DIRECTIONS:
Locate each line with the string "diagram" in the listing below and copy it.

RECORDED INFORMATION:

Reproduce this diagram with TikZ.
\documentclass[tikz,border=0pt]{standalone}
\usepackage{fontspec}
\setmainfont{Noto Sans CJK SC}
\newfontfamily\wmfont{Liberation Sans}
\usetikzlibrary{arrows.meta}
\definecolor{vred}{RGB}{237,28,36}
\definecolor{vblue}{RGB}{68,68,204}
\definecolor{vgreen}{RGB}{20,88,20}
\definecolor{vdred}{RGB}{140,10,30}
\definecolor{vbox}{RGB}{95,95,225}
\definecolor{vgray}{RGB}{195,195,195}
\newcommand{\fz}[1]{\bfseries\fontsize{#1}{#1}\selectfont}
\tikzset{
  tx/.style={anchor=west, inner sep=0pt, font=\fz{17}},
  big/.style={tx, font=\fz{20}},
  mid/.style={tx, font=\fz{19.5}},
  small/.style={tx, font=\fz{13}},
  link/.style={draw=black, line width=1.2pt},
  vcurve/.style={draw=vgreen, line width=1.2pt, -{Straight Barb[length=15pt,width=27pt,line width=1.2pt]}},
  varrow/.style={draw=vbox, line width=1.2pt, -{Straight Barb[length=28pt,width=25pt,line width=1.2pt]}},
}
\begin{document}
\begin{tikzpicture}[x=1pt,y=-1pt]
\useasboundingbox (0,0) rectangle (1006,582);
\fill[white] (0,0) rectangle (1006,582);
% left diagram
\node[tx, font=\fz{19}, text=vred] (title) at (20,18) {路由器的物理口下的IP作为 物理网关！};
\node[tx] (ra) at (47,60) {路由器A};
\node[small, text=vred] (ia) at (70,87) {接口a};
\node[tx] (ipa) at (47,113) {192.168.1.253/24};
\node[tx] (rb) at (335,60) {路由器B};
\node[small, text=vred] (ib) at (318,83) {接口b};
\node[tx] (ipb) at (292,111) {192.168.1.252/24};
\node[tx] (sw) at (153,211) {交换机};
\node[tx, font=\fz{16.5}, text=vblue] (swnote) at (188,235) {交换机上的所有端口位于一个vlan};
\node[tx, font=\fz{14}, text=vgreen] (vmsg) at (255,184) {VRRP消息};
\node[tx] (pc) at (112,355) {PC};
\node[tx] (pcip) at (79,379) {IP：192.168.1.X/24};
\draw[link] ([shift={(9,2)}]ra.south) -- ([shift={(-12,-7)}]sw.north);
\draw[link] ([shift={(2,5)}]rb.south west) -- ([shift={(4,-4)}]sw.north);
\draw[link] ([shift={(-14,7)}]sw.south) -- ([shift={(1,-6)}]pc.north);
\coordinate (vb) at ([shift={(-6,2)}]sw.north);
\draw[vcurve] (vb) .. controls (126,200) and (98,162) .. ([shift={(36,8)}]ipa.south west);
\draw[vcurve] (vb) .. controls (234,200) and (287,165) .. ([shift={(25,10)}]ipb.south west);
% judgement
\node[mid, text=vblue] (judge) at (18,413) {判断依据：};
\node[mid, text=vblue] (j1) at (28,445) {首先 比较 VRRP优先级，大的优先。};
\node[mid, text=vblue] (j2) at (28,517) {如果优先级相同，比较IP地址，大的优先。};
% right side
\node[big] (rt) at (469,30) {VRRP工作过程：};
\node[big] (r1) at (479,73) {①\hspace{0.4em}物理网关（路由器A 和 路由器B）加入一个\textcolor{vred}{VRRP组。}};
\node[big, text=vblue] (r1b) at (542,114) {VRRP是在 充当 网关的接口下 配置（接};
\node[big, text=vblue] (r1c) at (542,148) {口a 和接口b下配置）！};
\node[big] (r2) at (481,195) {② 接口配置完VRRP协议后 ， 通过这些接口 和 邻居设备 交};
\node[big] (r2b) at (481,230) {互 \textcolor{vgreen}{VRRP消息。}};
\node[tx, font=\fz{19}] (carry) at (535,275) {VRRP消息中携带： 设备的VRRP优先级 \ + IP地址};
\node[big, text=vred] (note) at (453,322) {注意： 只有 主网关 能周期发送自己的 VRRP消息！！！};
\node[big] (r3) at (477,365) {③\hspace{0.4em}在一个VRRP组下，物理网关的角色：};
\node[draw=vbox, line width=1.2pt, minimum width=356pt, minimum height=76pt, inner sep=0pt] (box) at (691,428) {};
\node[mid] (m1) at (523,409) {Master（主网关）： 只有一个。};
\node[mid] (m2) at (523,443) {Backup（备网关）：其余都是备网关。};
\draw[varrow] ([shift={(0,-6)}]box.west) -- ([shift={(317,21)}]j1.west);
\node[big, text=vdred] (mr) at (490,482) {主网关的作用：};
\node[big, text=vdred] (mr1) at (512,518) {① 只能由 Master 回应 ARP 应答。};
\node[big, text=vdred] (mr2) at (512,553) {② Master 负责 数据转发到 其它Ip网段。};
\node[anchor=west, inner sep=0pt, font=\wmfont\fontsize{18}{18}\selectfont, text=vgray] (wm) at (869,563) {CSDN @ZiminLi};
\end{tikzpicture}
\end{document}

OUTPUT OF THE TASK:
Reproduce this diagram with TikZ.
% left diagram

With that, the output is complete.